Without sufficient post-trade data processing services, buy-side firms suffer difficulties related to operational efficiency, managing exposure and counterparty risk, operational risks, and high costs of ownership, write Roy Saadon of Traiana

The past decade has witnessed unprecedented growth in trade volumes in the FX market. The market has absorbed hundreds of new participants from both emerging and developed markets, with both banks and non-banks accessing the core market through prime brokerage relationships. Non-institutional buy-side trades have been the largest sector of growth by far, as high-frequency traders, hedge funds, and retail investors have all entered the market and jostled for space.

This sheer growth in size – for example, North American FX trade volume more than doubled in size between 2004 and 2008 – has prompted a repositioning of FX in the mind of the trader at buy-side firms. Previously, FX was simply a way of funding cross-border trades. Now traders have recognised the potential of FX as an alpha-generating activity in itself, and even those who still view it as a funding/hedging activity understand the need to ensure best execution on their FX trades, and the need to stay on top of a much more volatile FX market than that of the past. As opportunities across the FX universe have multiplied, this has brought a new set of challenges, as technological structures in the back office have struggled to keep up with increasing volumes.

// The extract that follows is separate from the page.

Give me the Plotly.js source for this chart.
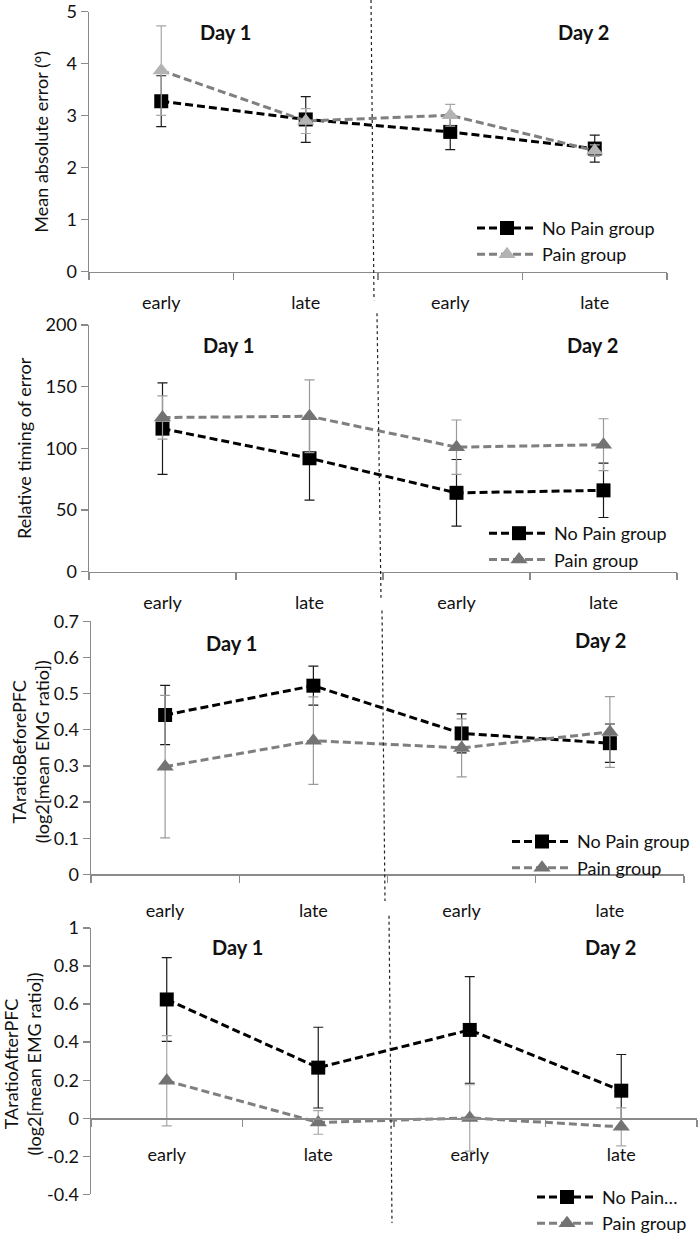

The growth in FX volume has coincided with the global financial crisis, which has brought with it a desire to diversify prime brokerage, execution and custodial relationships in order to spread risk and manage exposures more actively, further complicating the clearing process. Add to that the increasing use of automated/electronic execution, model-based and algorithmic trading and the result has been a huge increase in the number of small tickets the back office must deal with. The sheer volume of tickets is rising much faster than the total notional dollar amounts traded, and it is this which is putting back offices under pressure.

Money has naturally been invested in the front office where the immediate impact of a technology investment can be directly and immediately realised in trading revenue; however, a lack of investment and automation in the back office continues to be a challenge. Without sufficient post-trade data processing services, buy-side firms suffer difficulties related to operational efficiency, managing exposure and counterparty risk, operational risks, and high costs of ownership.

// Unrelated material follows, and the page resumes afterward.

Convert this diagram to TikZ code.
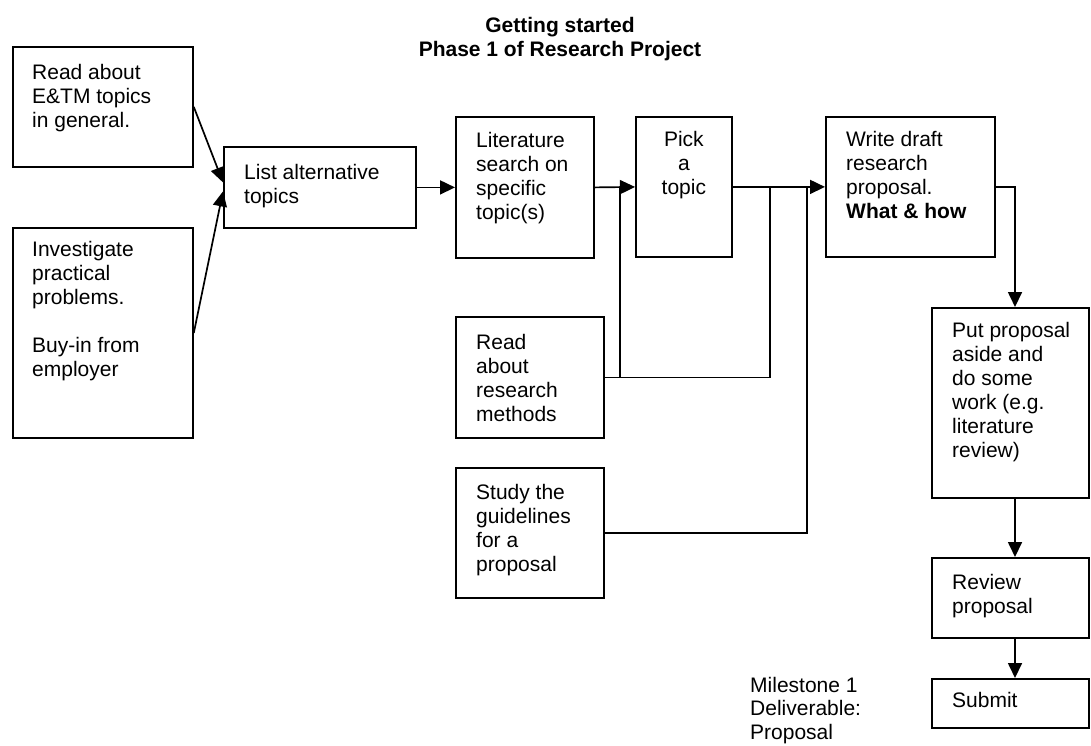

At the centre of these issues is the need to trade with a large number of counterparties, and involve multiple participants in the clearing and custodial processes. This increases the number of participants touching each trade and has meant a shift away from using trade reporting and allocation solutions provided by one firm. Instead, firms find themselves needing to pull together all information into a single repository and manage the reconciliation and post-trade workflows themselves. 

Once all the trading activity is consolidated in this manner, firms can then layer on more robust processes for exception management and reporting. For example, orders can be matched against the allocations booked by counterparties, the acceptance status of give-ups to a prime broker can be monitored, and firms can see any trade mismatches or failures in real time. A firm can also implement the same post-trade process for spot, forwards, options and NDFs.

This approach ensures that only good trades reach the back office; it can also unlock scalability in a firm’s operations, which can then manage exceptions with confidence that every trade has been examined and matched by an automated process.

In addition, post-trade automation equips buy-side firms for the regulatory, transparency and compliance requirements which seem certain to continue growing. Aggregating trading activity into a real-time repository can help satisfy regulators, particularly for hedge funds and algo trading firms, which continue to be the object of significant regulatory focus in both Europe and the United States.

The coming year will undoubtedly bring new challenges, but the growing attractiveness of FX for the buy-side seems certain to remain. Concerns about operational efficiency, managing exposures and counterparty risk, reducing operational risks and lowering the cost of ownership will thus continue to be central to the buy-side business manager’s agenda.